Futures of Black Power
Reimagining the Black Past
Illustrating new frameworks for recognizing and studying Black Power and Black radicalism
Rewriting narratives that present Black Power as related but marginal to the Civil Rights Movement, this book uncovers and centers unexpected sites of Black Power activism within the Black freedom struggle. In this collection, leading scholars look at how we study the past and suggest new ways historians can recognize Black Power and Black radicalism in the future.
In Futures of Black Power, Ashley Farmer offers a framework for developing Black Power archives, Jasmin Young makes the case for oral history collections dedicated to the study of the movement, and D’Weston Haywood discusses Afrofuturist underpinnings in the Nation of Islam. Interspersed with their essays are oral history interviews with activists Kathleen Cleaver, Mae Mallory, Mabel Williams, and Nikki Giovanni.
These essays and primary sources show how today’s scholars of Black Power are incorporating memory studies, gender studies, and intellectual histories, and they point the way forward to new avenues for research and public engagement.They collectively illustrate the need to preserve and remember the variety of voices, actions, and imaginings that constitute Black Power, elements of Black history that are often ignored or forgotten.

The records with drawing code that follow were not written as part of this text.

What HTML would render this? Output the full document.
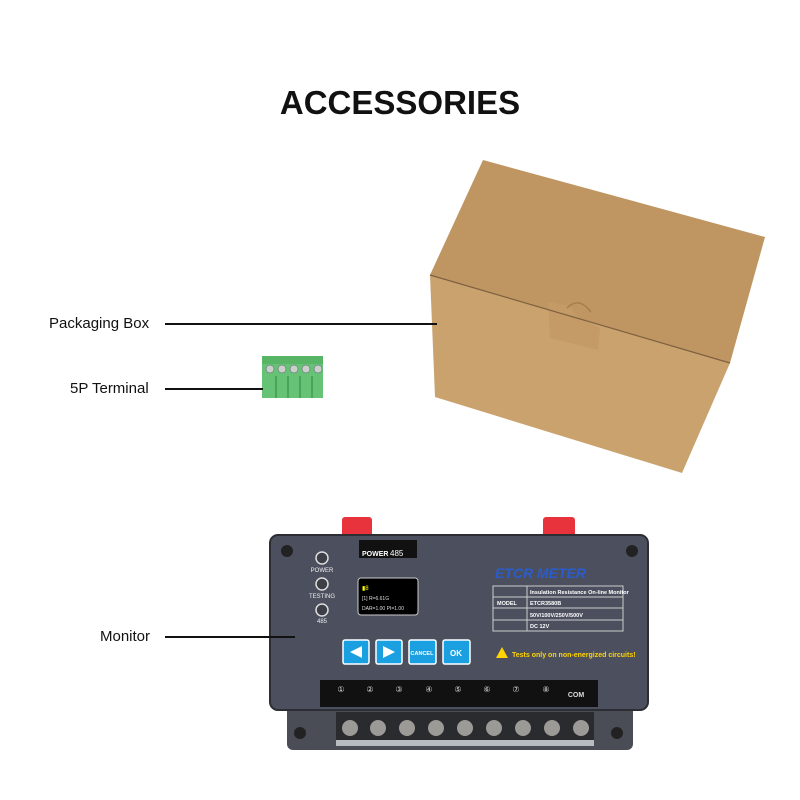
<!DOCTYPE html>
<html><head><style>
body{margin:0;width:800px;height:800px;background:#fff;position:relative;font-family:"Liberation Sans",sans-serif;overflow:hidden}
.a{position:absolute}
.lbl{position:absolute;font-size:15px;color:#111;white-space:nowrap}
.ln{position:absolute;height:2px;background:#111}
</style></head><body>
<div class="a" style="left:0;width:800px;top:84px;text-align:center;font-size:33px;font-weight:bold;color:#111">ACCESSORIES</div>

<svg class="a" style="left:0;top:0" width="800" height="800">
<polygon points="483,160 765,237 730,363 430,275" fill="#bf9662"/>
<polygon points="430,275 730,363 682,473 435,397" fill="#c9a26e"/>
<polygon points="548,302 570,306 578,318 600,328 598,350 550,338" fill="#c49b66"/>
<path d="M567,308 q12,-12 24,4" stroke="#a57e4e" fill="none" stroke-width="1.5"/>
<line x1="430" y1="275" x2="730" y2="363" stroke="#7f6040" stroke-width="1.2"/>
<rect x="262" y="356" width="61" height="42" fill="#66c274"/>
<rect x="262" y="356" width="61" height="8" fill="#58b566"/>
<g fill="#c8d0c8" stroke="#557" stroke-width="0.5">
<circle cx="270" cy="369" r="4"/><circle cx="282" cy="369" r="4"/><circle cx="294" cy="369" r="4"/><circle cx="306" cy="369" r="4"/><circle cx="318" cy="369" r="4"/></g>
<g stroke="#4aa55a" stroke-width="2"><line x1="276" y1="376" x2="276" y2="398"/><line x1="288" y1="376" x2="288" y2="398"/><line x1="300" y1="376" x2="300" y2="398"/><line x1="312" y1="376" x2="312" y2="398"/></g>

<rect x="342" y="517" width="30" height="20" fill="#e8323c" rx="3"/>
<rect x="543" y="517" width="32" height="20" fill="#e8323c" rx="3"/>
<rect x="287" y="706" width="346" height="44" rx="6" fill="#4a4d55"/>
<rect x="336" y="712" width="258" height="34" fill="#2a2b2e"/>
<g fill="#9c9a96"><circle cx="350" cy="728" r="8"/><circle cx="378" cy="728" r="8"/><circle cx="407" cy="728" r="8"/><circle cx="436" cy="728" r="8"/><circle cx="465" cy="728" r="8"/><circle cx="494" cy="728" r="8"/><circle cx="523" cy="728" r="8"/><circle cx="552" cy="728" r="8"/><circle cx="581" cy="728" r="8"/></g>
<rect x="336" y="740" width="258" height="6" fill="#b8bcc0"/>
<rect x="270" y="535" width="378" height="175" rx="8" fill="#4c505e" stroke="#2c2e34" stroke-width="2"/>
<g fill="#222"><circle cx="287" cy="551" r="6"/><circle cx="632" cy="551" r="6"/><circle cx="300" cy="733" r="6"/><circle cx="617" cy="733" r="6"/></g>
<rect x="359" y="540" width="58" height="18" fill="#111"/>
<text x="362" y="556" font-size="7" fill="#fff" font-weight="bold">POWER</text><text x="390" y="556" font-size="8" fill="#fff">485</text>
<g fill="#3c3f48" stroke="#ddd" stroke-width="1.5"><circle cx="322" cy="558" r="6"/><circle cx="322" cy="584" r="6"/><circle cx="322" cy="610" r="6"/></g>
<g font-size="6" fill="#eee" text-anchor="middle"><text x="322" y="572">POWER</text><text x="322" y="598">TESTING</text><text x="322" y="623">485</text></g>
<rect x="358" y="578" width="60" height="37" rx="3" fill="#000" stroke="#ccc"/>
<text x="362" y="590" font-size="6" fill="#ff0">▮8</text>
<text x="362" y="600" font-size="5" fill="#ddd">[1] R=6.61G</text><text x="362" y="610" font-size="5" fill="#ddd">DAR=1.00 PI=1.00</text>
<g fill="#1a9fe0" stroke="#fff" stroke-width="1.5"><rect x="343" y="640" width="26" height="24" rx="2"/><rect x="376" y="640" width="26" height="24" rx="2"/><rect x="409" y="640" width="27" height="24" rx="2"/><rect x="443" y="640" width="27" height="24" rx="2"/></g>
<polygon points="350,652 362,646 362,658" fill="#fff"/><polygon points="395,652 383,646 383,658" fill="#fff"/>
<text x="422" y="655" font-size="5.5" fill="#fff" text-anchor="middle" font-weight="bold">CANCEL</text>
<text x="456" y="656" font-size="8" fill="#fff" text-anchor="middle" font-weight="bold">OK</text>
<text x="495" y="578" font-size="14" font-weight="bold" font-style="italic" fill="#2a5ccc">ETCR METER</text>
<rect x="493" y="586" width="130" height="45" fill="none" stroke="#ccc"/>
<g stroke="#ccc"><line x1="493" y1="597" x2="623" y2="597"/><line x1="493" y1="608" x2="623" y2="608"/><line x1="493" y1="620" x2="623" y2="620"/><line x1="527" y1="586" x2="527" y2="631"/></g>
<g font-size="5.5" fill="#fff" font-weight="bold"><text x="530" y="594">Insulation Resistance On-line Monitor</text><text x="530" y="605">ETCR3580B</text><text x="530" y="617">50V/100V/250V/500V</text><text x="530" y="628">DC 12V</text>
<text x="497" y="605">MODEL</text></g>
<polygon points="502,647 496,658 508,658" fill="#ffd400"/>
<text x="512" y="657" font-size="7" fill="#ffd400" font-weight="bold">Tests only on non-energized circuits!</text>
<rect x="320" y="680" width="278" height="27" fill="#111"/>
<g font-size="8" fill="#ddd" text-anchor="middle"><text x="341" y="692">①</text><text x="370" y="692">②</text><text x="399" y="692">③</text><text x="429" y="692">④</text><text x="458" y="692">⑤</text><text x="487" y="692">⑥</text><text x="516" y="692">⑦</text><text x="546" y="692">⑧</text><text x="576" y="697" font-size="7" font-weight="bold">COM</text></g>
</svg>

<div class="lbl" style="left:49px;top:315px">Packaging Box</div><div class="ln" style="left:165px;top:323px;width:272px"></div>
<div class="lbl" style="left:70px;top:380px">5P Terminal</div><div class="ln" style="left:165px;top:388px;width:98px"></div>
<div class="lbl" style="left:100px;top:628px">Monitor</div><div class="ln" style="left:165px;top:636px;width:130px"></div>
</body></html>
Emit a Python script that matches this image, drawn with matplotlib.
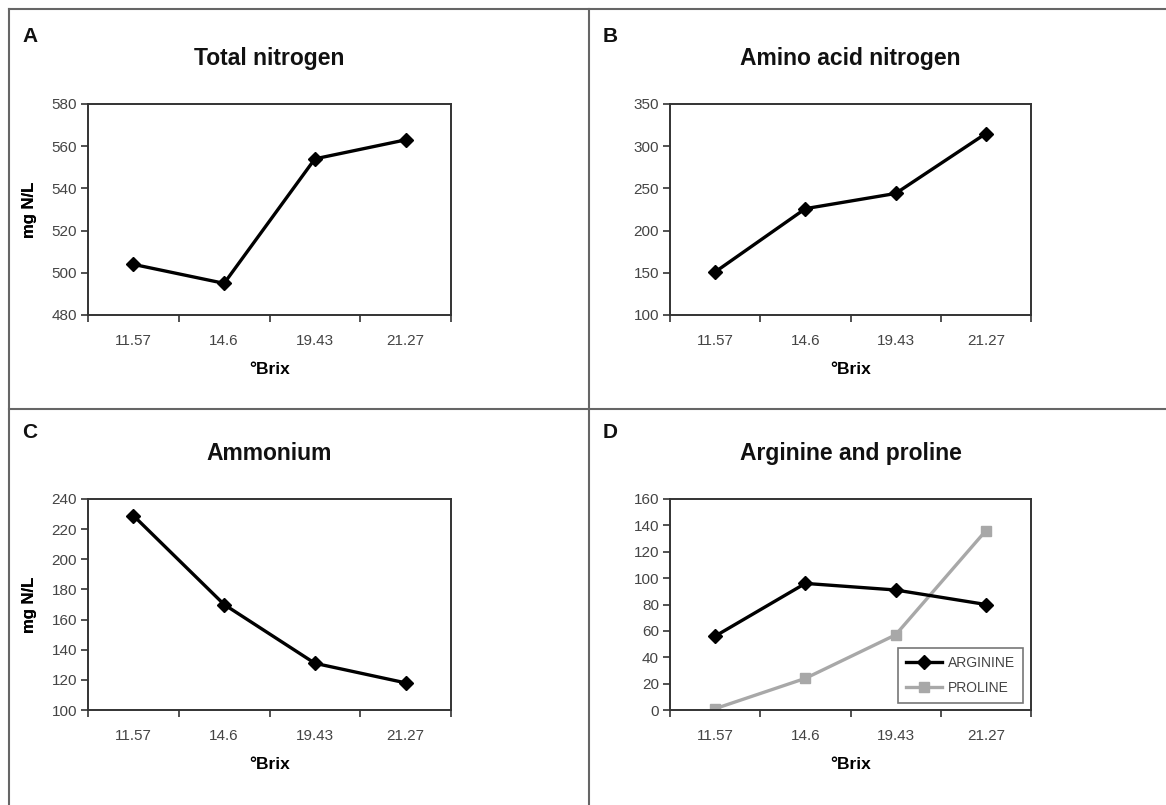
import matplotlib
matplotlib.use("Agg")
import matplotlib.pyplot as plt
from matplotlib.lines import Line2D

plt.rcParams['font.family'] = ['Liberation Sans', 'DejaVu Sans']

# --data--
brix = ["11.57", "14.6", "19.43", "21.27"]
total_n = [504, 495, 554, 563]
amino_n = [151, 226, 244, 315]
ammonium = [229, 170, 131, 118]
arginine = [56, 96, 91, 80]
proline = [1, 24, 57, 136]

titles = ["Total nitrogen", "Amino acid nitrogen", "Ammonium", "Arginine and proline"]
letters = ["A", "B", "C", "D"]
ylims = [(480, 580, 20), (100, 350, 50), (100, 240, 20), (0, 160, 20)]

W, H = 1166, 805
fig = plt.figure(figsize=(W / 100, H / 100), dpi=100)

# panel frame lines (pixels)
def hline(y, x0, x1):
    fig.add_artist(Line2D([x0 / W, x1 / W], [1 - y / H, 1 - y / H], color="#666666", lw=1.5))

def vline(x, y0, y1):
    fig.add_artist(Line2D([x / W, x / W], [1 - y0 / H, 1 - y1 / H], color="#666666", lw=1.5))

hline(9, 9, W)
hline(409, 9, W)
vline(9, 9, H)
vline(589, 9, H)

# axes boxes in pixels: left, top, right, bottom
boxes = [(88, 104, 451, 315), (670, 104, 1031, 315),
         (88, 499, 451, 710), (670, 499, 1031, 710)]
letter_pos = [(22, 37), (603, 37), (22, 432), (603, 432)]
series = [total_n, amino_n, ammonium, None]

xs = list(range(len(brix)))

for i in range(4):
    l, t, r, b = boxes[i]
    ax = fig.add_axes([l / W, 1 - b / H, (r - l) / W, (b - t) / H])
    if series[i] is not None:
        ax.plot(xs, series[i], color="black", lw=2.4, marker="D", ms=7, zorder=3)
    else:
        ax.plot(xs, arginine, color="black", lw=2.4, marker="D", ms=7, zorder=3, label="ARGININE")
        ax.plot(xs, proline, color="#a8a8a8", lw=2.4, marker="s", ms=7, zorder=2, label="PROLINE")
        leg = ax.legend(loc="lower right", frameon=True, fancybox=False, fontsize=10,
                        handlelength=2.6, borderpad=0.6, labelspacing=0.75,
                        bbox_to_anchor=(0.997, 0.0), handletextpad=0.4)
        leg.get_frame().set_edgecolor("#555555")
        leg.get_frame().set_linewidth(1.2)
        for txt in leg.get_texts():
            txt.set_color("#444444")

    lo, hi, step = ylims[i]
    ax.set_ylim(lo, hi)
    ax.set_yticks(list(range(lo, hi + 1, step)))
    ax.set_xlim(-0.5, len(brix) - 0.5)
    ax.set_xticks([x - 0.5 for x in range(len(brix) + 1)])
    ax.set_xticklabels([])
    ax.set_xticks(xs, minor=True)
    ax.set_xticklabels(brix, minor=True)
    ax.tick_params(axis="x", which="minor", length=0, pad=14, labelsize=11, labelcolor="#444444")
    ax.tick_params(axis="x", which="major", length=5, width=1.2, color="#333333", direction="out")
    ax.tick_params(axis="y", length=5, width=1.2, color="#333333", labelsize=11,
                   labelcolor="#444444", pad=3)
    for sp in ax.spines.values():
        sp.set_color("#333333")
        sp.set_linewidth(1.4)

    ax.set_ylabel("mg N/L", fontsize=12, fontweight="bold")
    ax.yaxis.set_label_coords(-(l - 37) / (r - l), 0.5)
    ax.set_xlabel("°Brix", fontsize=12.5, fontweight="bold")
    ax.xaxis.set_label_coords(0.5, -47 / (b - t))

    cx = (l + r) / 2
    fig.text(cx / W, 1 - (t - 46) / H, titles[i], ha="center", va="center",
             fontsize=16.5, fontweight="bold", color="#111111")
    lx, ly = letter_pos[i]
    fig.text(lx / W, 1 - ly / H, letters[i], ha="left", va="center",
             fontsize=15, fontweight="bold", color="#111111")

fig.savefig("out.png", dpi=100)
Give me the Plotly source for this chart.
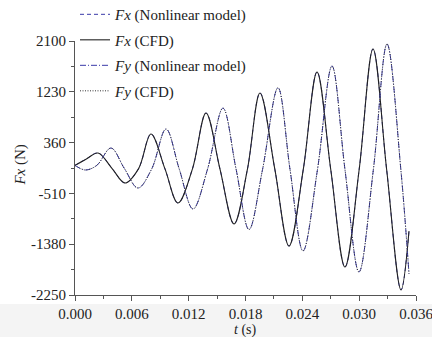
import plotly.graph_objects as go

# Fx series (leading curve)
t_fx = [0.0, 0.0012, 0.00243, 0.0039, 0.00528, 0.0067, 0.00802, 0.0095, 0.01087, 0.0124,
        0.01383, 0.0153, 0.01679, 0.0182, 0.01953, 0.0211, 0.02259, 0.0241, 0.02555, 0.0270,
        0.0285, 0.0300, 0.03146, 0.0329, 0.03442, 0.03526]
fx_cfd = [-30, 80, 182, -80, -332, -90, 507, -90, -674, -90,
          867, -90, -1034, -100, 1209, -100, -1411, -100, 1569, -100,
          -1770, -100, 1963, -100, -2164, -1154]
fx_nl = [-30, 80, 182, -80, -332, -90, 507, -90, -674, -90,
         867, -90, -1034, -100, 1209, -100, -1411, -100, 1569, -100,
         -1770, -100, 1963, -100, -2164, -1154]

# Fy series (lagging curve)
t_fy = [0.0, 0.0011, 0.0023, 0.0038, 0.0052, 0.00665, 0.0081, 0.00961, 0.0110, 0.01246,
        0.0140, 0.01562, 0.0170, 0.01837, 0.0198, 0.02143, 0.0227, 0.02407, 0.0256, 0.02713,
        0.0285, 0.02998, 0.0315, 0.03294, 0.0344, 0.03526]
fy_cfd = [-30, -109, -30, 267, -80, -418, -90, 593, -90, -777,
          -90, 950, -90, -1130, -100, 1300, -100, -1496, -100, 1672,
          -100, -1856, -100, 2049, -100, -1890]
fy_nl = [-30, -109, -30, 267, -80, -418, -90, 593, -90, -777,
         -90, 950, -90, -1130, -100, 1300, -100, -1496, -100, 1672,
         -100, -1856, -100, 2049, -100, -1890]

y_ticks = [-2250, -1380, -510, 360, 1230, 2100]
y_tick_labels = ["-2250", "-1380", "-510", "360", "1230", "2100"]
y_minor = [-1815, -945, -75, 795, 1665]
x_ticks = [0.000, 0.006, 0.012, 0.018, 0.024, 0.030, 0.036]

FONT = "Liberation Serif"
BLUE = "#3a3aa8"

fig = go.Figure()
fig.add_trace(go.Scatter(x=t_fx, y=fx_nl, mode="lines", name="<i>Fx</i> (Nonlinear model)",
                         line=dict(color=BLUE, width=1, dash="4px,3px", shape="spline", smoothing=1.0),
                         legendgroup="a"))
fig.add_trace(go.Scatter(x=t_fx, y=fx_cfd, mode="lines", name="<i>Fx</i> (CFD)",
                         line=dict(color="#222222", width=1.1, shape="spline", smoothing=1.0),
                         legendgroup="b"))
fig.add_trace(go.Scatter(x=t_fy, y=fy_nl, mode="lines", name="<i>Fy</i> (Nonlinear model)",
                         line=dict(color=BLUE, width=1, dash="6px,2px,1px,2px", shape="spline", smoothing=1.0),
                         legendgroup="c"))
fig.add_trace(go.Scatter(x=t_fy, y=fy_cfd, mode="lines", name="<i>Fy</i> (CFD)",
                         line=dict(color="#333333", width=1, dash="1px,1.5px", shape="spline", smoothing=1.0),
                         legendgroup="d"))

fig.update_layout(
    width=432, height=337,
    margin=dict(l=75, r=16, t=41, b=42, autoexpand=False),
    paper_bgcolor="white", plot_bgcolor="white",
    font=dict(family=FONT, size=15, color="#222222"),
    showlegend=True,
    legend=dict(x=0.0, y=1.169, xref="paper", yref="paper", xanchor="left", yanchor="top",
                bgcolor="rgba(0,0,0,0)", traceorder="grouped", tracegroupgap=3,
                font=dict(family=FONT, size=15), itemwidth=30),
    shapes=[dict(type="rect", xref="paper", yref="paper", x0=-0.3, x1=1.1, y0=-0.18, y1=-0.035,
                 fillcolor="#f4f4f4", line=dict(width=0), layer="below")],
    annotations=[
        dict(text="<i>t</i> (s)", xref="paper", yref="paper", x=0.5, y=-0.138,
             xanchor="center", yanchor="middle", showarrow=False, font=dict(family=FONT, size=14)),
        dict(text="<i>Fx</i> (N)", xref="paper", yref="paper", x=-0.161, y=0.51, textangle=-90,
             xanchor="center", yanchor="middle", showarrow=False, font=dict(family=FONT, size=15)),
    ],
)
fig.update_xaxes(range=[0, 0.036], tickvals=x_ticks, tickformat=".3f", ticklabeloverflow="allow",
                 showline=True, linecolor="#555555", linewidth=1, mirror=False,
                 ticks="outside", ticklen=5, tickcolor="#555555", showgrid=False, zeroline=False,
                 minor=dict(ticks="outside", ticklen=3, dtick=0.003, tickcolor="#555555"))
fig.update_yaxes(range=[-2250, 2100], tickvals=y_ticks, ticktext=y_tick_labels, ticklabeloverflow="allow",
                 showline=True, linecolor="#555555", linewidth=1, mirror=False,
                 ticks="outside", ticklen=5, tickcolor="#555555", showgrid=False, zeroline=False,
                 minor=dict(ticks="outside", ticklen=3, tickvals=y_minor, tickcolor="#555555"))

fig.write_html("out.html")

A volume in the series Frontiers of the American South, edited by William A. Link
Publication of this work made possible by a Sustaining the Humanities through the American Rescue Plan grant from the National Endowment for the Humanities.
“Showcases cutting-edge scholarship on Black Power and archives that will be critical as the historiography of Black Power only expands in the years to come.”—Robert Greene II, coeditor of Invisible No More: The African American Experience at the University of South Carolina
“A provocative, futuristic view of the study of Black Power and its key players. The authors charge academicians and archivists alike with being intentional about the study of Black Power and how we collect, examine, teach, and preserve these very important narratives that should transcend space and time.”—Tiffany Packer, Florida A&M University
Anthony M. Donaldson Jr. is assistant professor of history and African American studies at Sewanee: The University of the South.
Madison W. Cates is assistant professor of history at Coastal Carolina University and codirector of the Baruch Institute for South Carolina Studies.